═══ Rows

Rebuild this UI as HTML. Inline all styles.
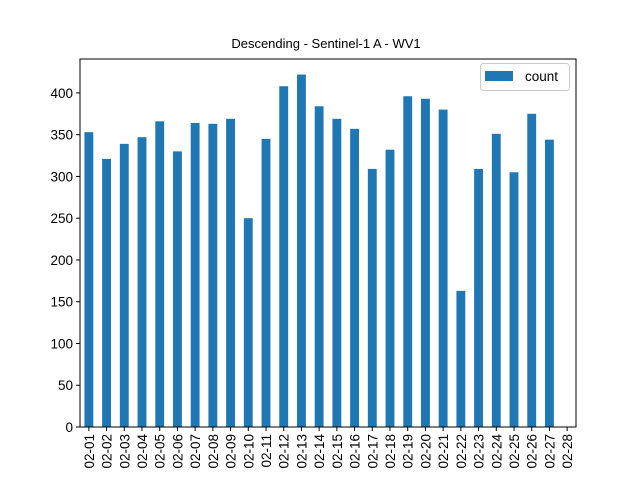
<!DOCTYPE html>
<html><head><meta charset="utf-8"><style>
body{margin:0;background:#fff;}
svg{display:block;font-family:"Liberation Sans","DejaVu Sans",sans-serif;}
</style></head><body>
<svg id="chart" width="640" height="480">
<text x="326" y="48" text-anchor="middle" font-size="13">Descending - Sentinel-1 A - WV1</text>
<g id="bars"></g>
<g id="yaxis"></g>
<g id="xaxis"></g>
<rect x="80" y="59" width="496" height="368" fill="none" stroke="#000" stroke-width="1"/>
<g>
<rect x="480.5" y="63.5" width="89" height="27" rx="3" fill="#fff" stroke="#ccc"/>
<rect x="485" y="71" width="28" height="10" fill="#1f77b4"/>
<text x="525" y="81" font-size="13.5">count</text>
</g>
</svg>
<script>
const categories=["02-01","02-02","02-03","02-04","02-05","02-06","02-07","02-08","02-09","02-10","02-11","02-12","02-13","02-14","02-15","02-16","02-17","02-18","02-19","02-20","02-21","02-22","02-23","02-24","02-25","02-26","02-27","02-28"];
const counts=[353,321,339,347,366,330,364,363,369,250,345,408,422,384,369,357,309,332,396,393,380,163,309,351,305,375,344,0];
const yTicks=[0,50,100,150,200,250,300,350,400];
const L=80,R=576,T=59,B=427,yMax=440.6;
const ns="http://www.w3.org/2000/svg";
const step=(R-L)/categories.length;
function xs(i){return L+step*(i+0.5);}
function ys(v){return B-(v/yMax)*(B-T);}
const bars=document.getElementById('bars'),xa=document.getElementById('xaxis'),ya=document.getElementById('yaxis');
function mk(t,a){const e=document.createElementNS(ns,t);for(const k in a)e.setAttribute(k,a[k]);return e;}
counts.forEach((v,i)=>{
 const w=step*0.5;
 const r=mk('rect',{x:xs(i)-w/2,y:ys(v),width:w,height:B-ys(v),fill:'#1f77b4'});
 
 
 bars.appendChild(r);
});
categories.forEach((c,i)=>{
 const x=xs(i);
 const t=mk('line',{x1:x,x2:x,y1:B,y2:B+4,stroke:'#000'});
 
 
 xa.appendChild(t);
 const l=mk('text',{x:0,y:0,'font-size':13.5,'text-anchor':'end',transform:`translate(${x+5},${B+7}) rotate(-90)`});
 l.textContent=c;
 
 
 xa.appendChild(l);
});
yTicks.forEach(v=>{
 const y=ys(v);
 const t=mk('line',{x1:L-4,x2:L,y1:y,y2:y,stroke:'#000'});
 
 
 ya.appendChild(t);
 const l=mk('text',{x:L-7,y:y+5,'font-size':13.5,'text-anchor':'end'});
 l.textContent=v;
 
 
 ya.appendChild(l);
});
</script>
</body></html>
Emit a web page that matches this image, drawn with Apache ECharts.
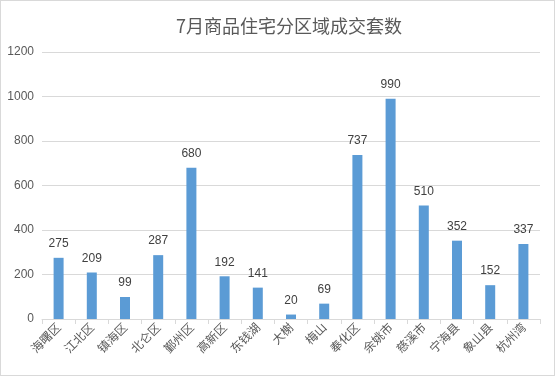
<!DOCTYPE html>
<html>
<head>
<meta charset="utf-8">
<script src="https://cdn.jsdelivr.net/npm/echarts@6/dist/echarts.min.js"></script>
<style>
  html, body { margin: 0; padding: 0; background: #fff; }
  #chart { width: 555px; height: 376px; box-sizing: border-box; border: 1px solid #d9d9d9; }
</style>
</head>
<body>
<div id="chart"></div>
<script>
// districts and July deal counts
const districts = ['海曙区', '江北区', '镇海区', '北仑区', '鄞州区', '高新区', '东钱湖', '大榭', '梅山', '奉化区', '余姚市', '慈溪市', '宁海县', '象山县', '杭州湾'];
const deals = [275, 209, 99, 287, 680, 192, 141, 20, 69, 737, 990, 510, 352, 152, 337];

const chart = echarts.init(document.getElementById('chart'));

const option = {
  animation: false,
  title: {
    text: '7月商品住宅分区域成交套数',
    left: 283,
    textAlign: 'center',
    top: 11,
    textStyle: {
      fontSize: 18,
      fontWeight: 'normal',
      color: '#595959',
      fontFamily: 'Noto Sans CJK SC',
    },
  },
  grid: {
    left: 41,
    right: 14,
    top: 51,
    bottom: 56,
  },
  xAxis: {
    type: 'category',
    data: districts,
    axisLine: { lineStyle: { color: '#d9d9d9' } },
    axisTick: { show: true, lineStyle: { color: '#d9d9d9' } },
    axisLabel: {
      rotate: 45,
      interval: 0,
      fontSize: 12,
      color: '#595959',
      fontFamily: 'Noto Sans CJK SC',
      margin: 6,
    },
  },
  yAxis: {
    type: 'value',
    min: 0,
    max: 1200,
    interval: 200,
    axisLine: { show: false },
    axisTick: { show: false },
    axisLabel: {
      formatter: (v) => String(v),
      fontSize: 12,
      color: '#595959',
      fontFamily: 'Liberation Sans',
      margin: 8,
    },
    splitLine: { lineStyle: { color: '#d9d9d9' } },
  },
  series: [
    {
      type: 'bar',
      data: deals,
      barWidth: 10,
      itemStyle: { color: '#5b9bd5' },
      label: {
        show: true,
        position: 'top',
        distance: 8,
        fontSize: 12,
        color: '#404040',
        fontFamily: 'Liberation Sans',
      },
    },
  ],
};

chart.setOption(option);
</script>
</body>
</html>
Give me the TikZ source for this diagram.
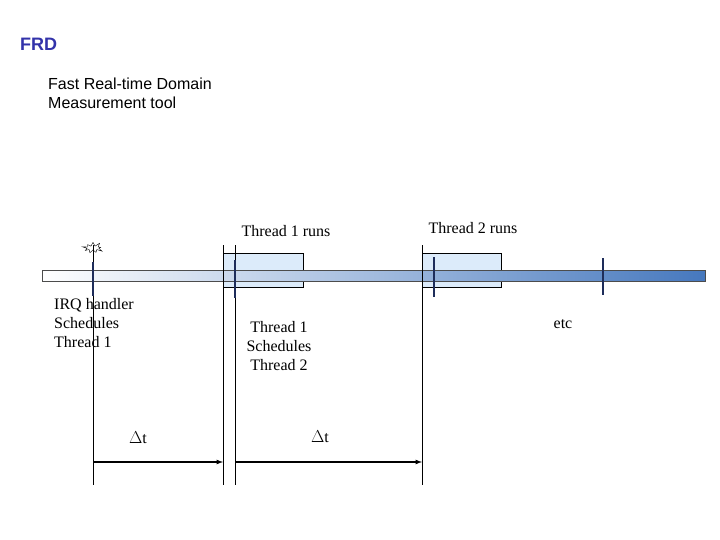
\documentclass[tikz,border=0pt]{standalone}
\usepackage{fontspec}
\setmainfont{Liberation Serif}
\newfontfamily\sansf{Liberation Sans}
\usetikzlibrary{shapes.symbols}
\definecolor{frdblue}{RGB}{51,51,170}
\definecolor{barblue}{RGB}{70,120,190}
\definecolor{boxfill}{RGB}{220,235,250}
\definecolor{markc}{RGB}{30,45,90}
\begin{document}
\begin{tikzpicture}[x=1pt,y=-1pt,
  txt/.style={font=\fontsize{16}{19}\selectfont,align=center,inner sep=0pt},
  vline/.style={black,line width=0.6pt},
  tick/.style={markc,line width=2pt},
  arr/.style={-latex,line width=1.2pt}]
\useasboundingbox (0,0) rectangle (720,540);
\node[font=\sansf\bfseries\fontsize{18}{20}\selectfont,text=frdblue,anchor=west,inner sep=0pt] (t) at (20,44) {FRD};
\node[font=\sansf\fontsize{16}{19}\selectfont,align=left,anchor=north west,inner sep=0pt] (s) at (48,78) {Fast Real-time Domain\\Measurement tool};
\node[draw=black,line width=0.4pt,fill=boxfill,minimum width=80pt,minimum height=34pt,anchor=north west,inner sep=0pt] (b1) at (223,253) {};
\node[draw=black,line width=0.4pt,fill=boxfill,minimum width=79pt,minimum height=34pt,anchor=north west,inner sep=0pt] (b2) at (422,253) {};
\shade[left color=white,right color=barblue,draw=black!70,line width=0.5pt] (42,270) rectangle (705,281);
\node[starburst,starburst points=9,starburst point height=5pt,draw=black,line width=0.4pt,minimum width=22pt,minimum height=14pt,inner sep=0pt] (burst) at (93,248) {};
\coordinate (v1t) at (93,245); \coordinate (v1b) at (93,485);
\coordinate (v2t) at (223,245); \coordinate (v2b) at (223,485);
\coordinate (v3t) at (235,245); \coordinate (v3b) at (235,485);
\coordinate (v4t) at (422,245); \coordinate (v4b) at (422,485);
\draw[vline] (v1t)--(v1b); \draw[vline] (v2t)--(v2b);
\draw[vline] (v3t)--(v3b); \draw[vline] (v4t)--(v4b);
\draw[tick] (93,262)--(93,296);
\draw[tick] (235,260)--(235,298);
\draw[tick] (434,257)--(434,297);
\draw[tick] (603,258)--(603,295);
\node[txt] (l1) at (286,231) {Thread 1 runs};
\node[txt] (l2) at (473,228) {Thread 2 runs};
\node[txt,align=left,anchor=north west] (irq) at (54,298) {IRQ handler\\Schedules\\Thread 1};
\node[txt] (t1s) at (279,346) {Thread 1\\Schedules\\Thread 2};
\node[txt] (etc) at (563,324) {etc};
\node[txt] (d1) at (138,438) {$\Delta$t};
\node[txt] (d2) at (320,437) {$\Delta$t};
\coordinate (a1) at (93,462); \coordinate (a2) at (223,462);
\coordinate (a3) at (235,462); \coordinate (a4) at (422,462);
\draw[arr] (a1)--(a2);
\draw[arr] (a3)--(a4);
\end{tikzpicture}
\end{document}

══════
═══ Rows

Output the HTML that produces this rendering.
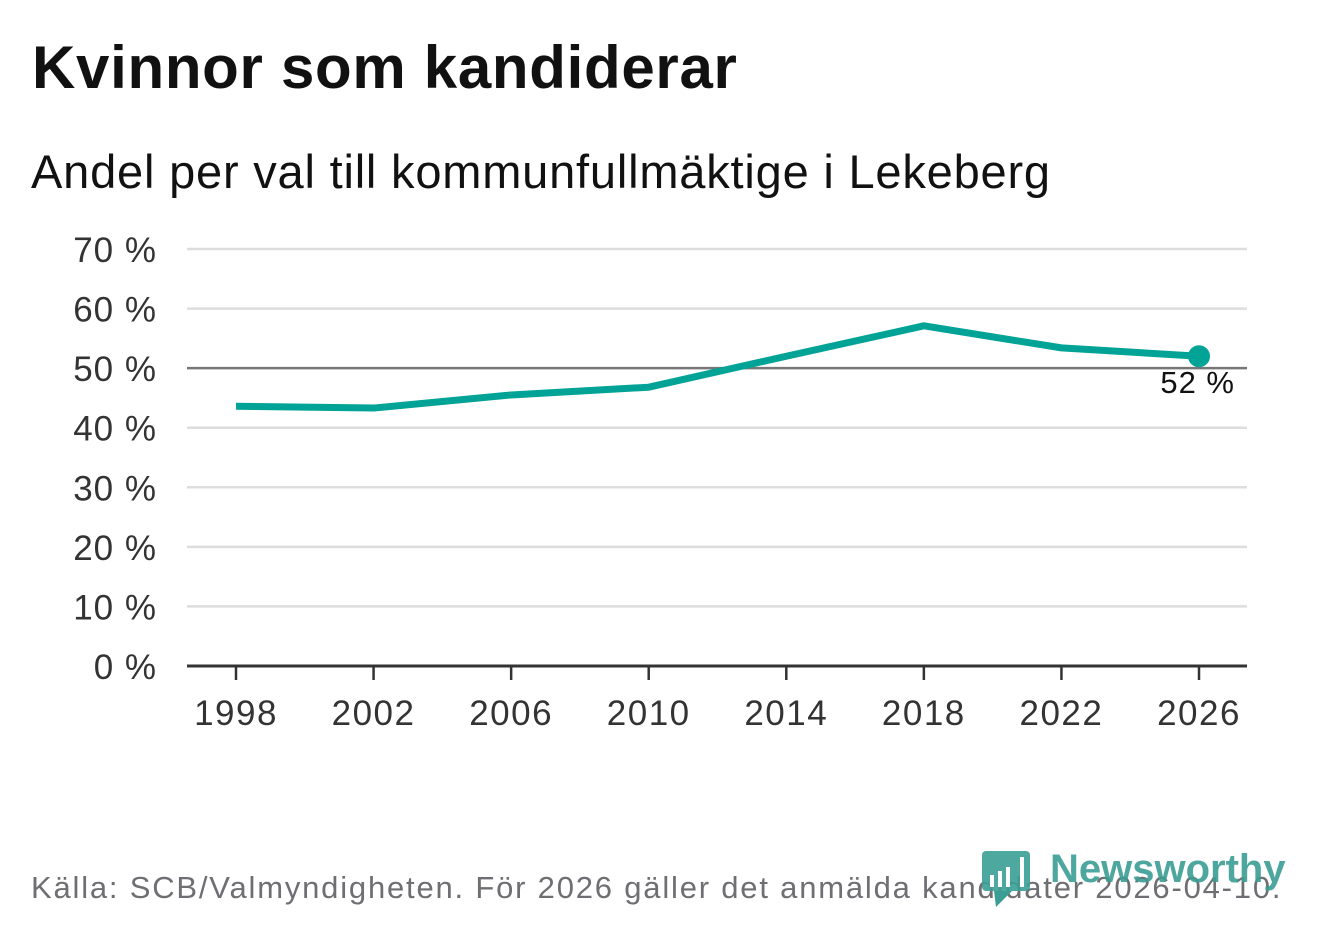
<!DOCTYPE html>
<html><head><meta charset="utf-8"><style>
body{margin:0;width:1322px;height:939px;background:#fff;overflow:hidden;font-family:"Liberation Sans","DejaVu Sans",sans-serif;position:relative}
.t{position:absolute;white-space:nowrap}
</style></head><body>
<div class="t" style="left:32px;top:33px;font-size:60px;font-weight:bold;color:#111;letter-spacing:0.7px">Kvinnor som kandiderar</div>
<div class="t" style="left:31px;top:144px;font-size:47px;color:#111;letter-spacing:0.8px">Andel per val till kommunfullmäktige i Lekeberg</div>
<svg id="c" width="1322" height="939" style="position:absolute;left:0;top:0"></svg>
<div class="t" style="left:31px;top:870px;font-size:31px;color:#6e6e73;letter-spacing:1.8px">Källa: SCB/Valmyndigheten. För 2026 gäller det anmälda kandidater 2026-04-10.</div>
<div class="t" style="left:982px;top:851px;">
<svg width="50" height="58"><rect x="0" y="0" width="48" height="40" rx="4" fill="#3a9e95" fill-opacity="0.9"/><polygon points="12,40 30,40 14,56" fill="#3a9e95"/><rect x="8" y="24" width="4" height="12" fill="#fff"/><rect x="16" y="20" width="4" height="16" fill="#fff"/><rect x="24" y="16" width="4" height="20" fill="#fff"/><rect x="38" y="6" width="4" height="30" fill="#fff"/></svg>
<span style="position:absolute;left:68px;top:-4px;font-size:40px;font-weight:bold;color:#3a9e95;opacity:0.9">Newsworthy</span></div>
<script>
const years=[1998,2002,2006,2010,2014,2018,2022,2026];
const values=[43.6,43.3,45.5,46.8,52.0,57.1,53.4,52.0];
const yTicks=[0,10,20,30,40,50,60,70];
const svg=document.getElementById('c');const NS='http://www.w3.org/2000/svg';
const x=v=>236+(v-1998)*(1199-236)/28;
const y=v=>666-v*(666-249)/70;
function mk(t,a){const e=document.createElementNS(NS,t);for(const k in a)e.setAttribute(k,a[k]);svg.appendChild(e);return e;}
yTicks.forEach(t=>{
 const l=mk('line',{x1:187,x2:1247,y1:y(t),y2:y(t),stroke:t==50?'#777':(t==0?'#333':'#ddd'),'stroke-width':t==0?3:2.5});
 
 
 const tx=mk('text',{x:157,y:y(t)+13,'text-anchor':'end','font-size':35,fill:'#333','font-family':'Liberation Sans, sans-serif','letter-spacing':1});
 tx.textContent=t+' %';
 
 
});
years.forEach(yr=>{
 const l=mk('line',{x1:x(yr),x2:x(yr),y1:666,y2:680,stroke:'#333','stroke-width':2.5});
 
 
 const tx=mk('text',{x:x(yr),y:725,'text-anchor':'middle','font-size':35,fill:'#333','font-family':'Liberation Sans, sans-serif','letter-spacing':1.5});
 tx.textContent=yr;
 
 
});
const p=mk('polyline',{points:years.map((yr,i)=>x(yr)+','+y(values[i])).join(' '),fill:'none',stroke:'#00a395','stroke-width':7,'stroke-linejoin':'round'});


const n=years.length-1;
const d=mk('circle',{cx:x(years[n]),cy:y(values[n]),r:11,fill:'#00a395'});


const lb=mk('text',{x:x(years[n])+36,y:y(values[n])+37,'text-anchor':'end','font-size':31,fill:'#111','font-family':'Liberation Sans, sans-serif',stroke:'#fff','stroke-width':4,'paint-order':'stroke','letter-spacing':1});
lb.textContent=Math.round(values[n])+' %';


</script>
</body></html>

══════

- Directive:
Identify each line of the material where the word "this" shows up, and copy it.

- Full solution:
Rebuild this UI as HTML. Inline all styles.
Emit a web page that matches this image, drawn with Apache ECharts.
Give me the TikZ source for this diagram.
Output the HTML that produces this rendering.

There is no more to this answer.